** Begin **

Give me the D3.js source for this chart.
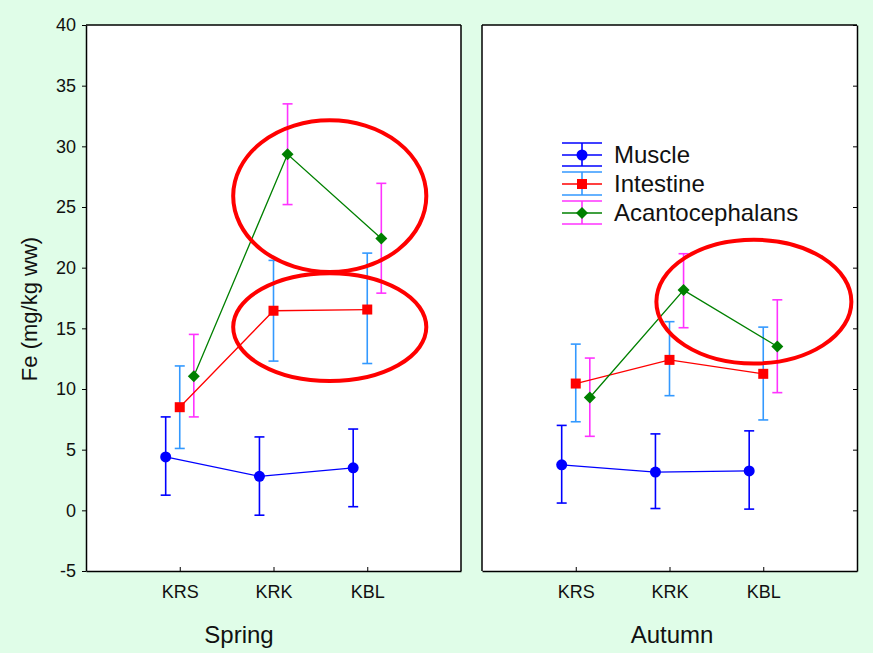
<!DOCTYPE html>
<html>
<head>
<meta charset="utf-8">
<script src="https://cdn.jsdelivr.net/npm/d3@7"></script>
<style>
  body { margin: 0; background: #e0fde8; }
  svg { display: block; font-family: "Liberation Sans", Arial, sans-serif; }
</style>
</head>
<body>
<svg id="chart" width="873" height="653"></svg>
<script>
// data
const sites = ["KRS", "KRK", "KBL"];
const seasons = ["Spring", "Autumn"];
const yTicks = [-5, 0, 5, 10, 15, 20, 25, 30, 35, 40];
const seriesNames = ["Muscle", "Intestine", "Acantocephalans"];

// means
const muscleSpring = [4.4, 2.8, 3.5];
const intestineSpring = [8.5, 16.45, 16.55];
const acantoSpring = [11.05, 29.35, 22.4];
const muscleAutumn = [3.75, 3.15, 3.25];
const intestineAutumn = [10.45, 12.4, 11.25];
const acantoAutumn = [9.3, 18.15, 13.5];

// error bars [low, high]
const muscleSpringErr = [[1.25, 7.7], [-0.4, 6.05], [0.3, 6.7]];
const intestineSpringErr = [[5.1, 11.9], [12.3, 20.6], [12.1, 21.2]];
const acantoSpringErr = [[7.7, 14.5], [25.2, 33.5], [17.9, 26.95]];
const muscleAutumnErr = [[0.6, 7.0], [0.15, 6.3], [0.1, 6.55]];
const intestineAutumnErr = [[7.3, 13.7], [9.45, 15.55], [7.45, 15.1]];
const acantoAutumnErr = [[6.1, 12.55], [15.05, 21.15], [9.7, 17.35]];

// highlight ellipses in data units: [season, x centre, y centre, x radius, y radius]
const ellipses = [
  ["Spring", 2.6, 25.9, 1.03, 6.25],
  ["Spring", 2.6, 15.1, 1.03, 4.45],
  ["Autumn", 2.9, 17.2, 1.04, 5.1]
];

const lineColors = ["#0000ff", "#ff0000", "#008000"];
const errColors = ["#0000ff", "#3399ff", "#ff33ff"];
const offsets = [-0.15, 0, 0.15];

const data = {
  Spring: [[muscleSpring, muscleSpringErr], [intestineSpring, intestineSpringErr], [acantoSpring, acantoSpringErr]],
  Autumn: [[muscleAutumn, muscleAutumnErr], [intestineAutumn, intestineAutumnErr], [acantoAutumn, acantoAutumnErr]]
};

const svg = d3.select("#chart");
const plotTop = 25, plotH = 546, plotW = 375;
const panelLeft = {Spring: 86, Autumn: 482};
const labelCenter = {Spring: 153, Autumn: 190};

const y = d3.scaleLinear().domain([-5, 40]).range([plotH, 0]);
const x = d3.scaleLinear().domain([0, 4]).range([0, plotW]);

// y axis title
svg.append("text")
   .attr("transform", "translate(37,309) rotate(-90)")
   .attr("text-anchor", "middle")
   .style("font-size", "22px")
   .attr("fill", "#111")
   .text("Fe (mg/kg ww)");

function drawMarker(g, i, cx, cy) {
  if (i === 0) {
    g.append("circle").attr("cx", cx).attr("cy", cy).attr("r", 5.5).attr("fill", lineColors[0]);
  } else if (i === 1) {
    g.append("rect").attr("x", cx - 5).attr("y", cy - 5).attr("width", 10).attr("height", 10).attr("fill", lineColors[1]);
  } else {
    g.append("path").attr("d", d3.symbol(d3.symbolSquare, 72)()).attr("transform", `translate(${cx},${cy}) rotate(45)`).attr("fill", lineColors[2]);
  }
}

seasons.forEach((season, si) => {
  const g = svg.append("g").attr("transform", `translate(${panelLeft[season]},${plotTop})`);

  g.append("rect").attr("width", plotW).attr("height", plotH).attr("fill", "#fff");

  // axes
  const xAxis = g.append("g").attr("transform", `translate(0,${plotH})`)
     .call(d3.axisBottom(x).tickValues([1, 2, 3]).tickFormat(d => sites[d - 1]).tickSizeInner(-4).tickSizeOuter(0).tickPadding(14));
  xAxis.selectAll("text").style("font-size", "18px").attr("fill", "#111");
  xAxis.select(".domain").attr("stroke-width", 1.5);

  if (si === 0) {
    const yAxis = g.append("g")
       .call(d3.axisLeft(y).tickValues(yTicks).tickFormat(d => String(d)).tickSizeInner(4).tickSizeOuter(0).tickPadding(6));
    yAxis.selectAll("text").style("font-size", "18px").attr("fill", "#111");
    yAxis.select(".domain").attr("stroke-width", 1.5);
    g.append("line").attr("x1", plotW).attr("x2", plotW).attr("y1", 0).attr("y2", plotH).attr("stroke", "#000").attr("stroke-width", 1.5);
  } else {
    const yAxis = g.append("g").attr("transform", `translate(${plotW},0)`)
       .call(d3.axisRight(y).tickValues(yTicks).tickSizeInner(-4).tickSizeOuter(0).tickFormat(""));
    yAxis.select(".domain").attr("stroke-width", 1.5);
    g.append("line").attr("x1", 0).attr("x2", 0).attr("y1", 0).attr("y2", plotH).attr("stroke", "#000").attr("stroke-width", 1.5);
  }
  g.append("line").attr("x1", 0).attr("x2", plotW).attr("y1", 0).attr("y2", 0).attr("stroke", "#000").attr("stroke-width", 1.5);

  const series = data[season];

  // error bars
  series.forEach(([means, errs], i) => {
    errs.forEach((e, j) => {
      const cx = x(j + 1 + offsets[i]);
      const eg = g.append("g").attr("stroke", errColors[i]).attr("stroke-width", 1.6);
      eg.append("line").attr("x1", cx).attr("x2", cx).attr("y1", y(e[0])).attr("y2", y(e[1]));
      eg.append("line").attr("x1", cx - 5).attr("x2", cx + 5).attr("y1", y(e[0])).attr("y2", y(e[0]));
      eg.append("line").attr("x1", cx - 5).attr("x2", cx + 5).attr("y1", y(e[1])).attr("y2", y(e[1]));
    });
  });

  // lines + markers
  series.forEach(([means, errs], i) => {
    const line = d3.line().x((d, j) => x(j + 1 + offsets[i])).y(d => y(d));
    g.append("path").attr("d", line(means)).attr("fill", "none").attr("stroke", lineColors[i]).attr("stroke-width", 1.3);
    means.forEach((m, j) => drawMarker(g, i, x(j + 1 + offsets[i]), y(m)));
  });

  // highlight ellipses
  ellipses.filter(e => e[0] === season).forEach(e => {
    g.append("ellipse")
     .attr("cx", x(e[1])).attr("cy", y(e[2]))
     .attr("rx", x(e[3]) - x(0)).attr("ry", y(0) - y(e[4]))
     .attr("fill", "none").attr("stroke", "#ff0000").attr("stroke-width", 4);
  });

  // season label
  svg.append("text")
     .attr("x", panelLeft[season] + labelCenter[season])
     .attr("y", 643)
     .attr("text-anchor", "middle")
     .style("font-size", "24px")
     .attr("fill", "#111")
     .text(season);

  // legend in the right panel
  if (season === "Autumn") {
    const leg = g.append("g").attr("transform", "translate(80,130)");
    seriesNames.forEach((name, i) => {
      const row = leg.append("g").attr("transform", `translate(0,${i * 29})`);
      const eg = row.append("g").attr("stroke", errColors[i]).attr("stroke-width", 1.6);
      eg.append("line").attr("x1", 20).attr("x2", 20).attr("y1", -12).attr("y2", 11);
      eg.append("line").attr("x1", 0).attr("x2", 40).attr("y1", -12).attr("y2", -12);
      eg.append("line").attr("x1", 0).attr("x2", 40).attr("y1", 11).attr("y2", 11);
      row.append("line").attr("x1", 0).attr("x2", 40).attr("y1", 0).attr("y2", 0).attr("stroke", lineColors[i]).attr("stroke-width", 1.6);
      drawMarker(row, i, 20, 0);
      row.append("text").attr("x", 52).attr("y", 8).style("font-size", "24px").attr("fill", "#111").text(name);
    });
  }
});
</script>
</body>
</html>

** End **

### JOB:
Repeat only the lines between the start of the data and the line with "21.15], [9.7, 17.35]];", including those two lines, and skip the pictures.

### EXERCISE RESULT:
Give me the D3.js source for this chart.
<!DOCTYPE html>
<html>
<head>
<meta charset="utf-8">
<script src="https://cdn.jsdelivr.net/npm/d3@7"></script>
<style>
  body { margin: 0; background: #e0fde8; }
  svg { display: block; font-family: "Liberation Sans", Arial, sans-serif; }
</style>
</head>
<body>
<svg id="chart" width="873" height="653"></svg>
<script>
// data
const sites = ["KRS", "KRK", "KBL"];
const seasons = ["Spring", "Autumn"];
const yTicks = [-5, 0, 5, 10, 15, 20, 25, 30, 35, 40];
const seriesNames = ["Muscle", "Intestine", "Acantocephalans"];

// means
const muscleSpring = [4.4, 2.8, 3.5];
const intestineSpring = [8.5, 16.45, 16.55];
const acantoSpring = [11.05, 29.35, 22.4];
const muscleAutumn = [3.75, 3.15, 3.25];
const intestineAutumn = [10.45, 12.4, 11.25];
const acantoAutumn = [9.3, 18.15, 13.5];

// error bars [low, high]
const muscleSpringErr = [[1.25, 7.7], [-0.4, 6.05], [0.3, 6.7]];
const intestineSpringErr = [[5.1, 11.9], [12.3, 20.6], [12.1, 21.2]];
const acantoSpringErr = [[7.7, 14.5], [25.2, 33.5], [17.9, 26.95]];
const muscleAutumnErr = [[0.6, 7.0], [0.15, 6.3], [0.1, 6.55]];
const intestineAutumnErr = [[7.3, 13.7], [9.45, 15.55], [7.45, 15.1]];
const acantoAutumnErr = [[6.1, 12.55], [15.05, 21.15], [9.7, 17.35]];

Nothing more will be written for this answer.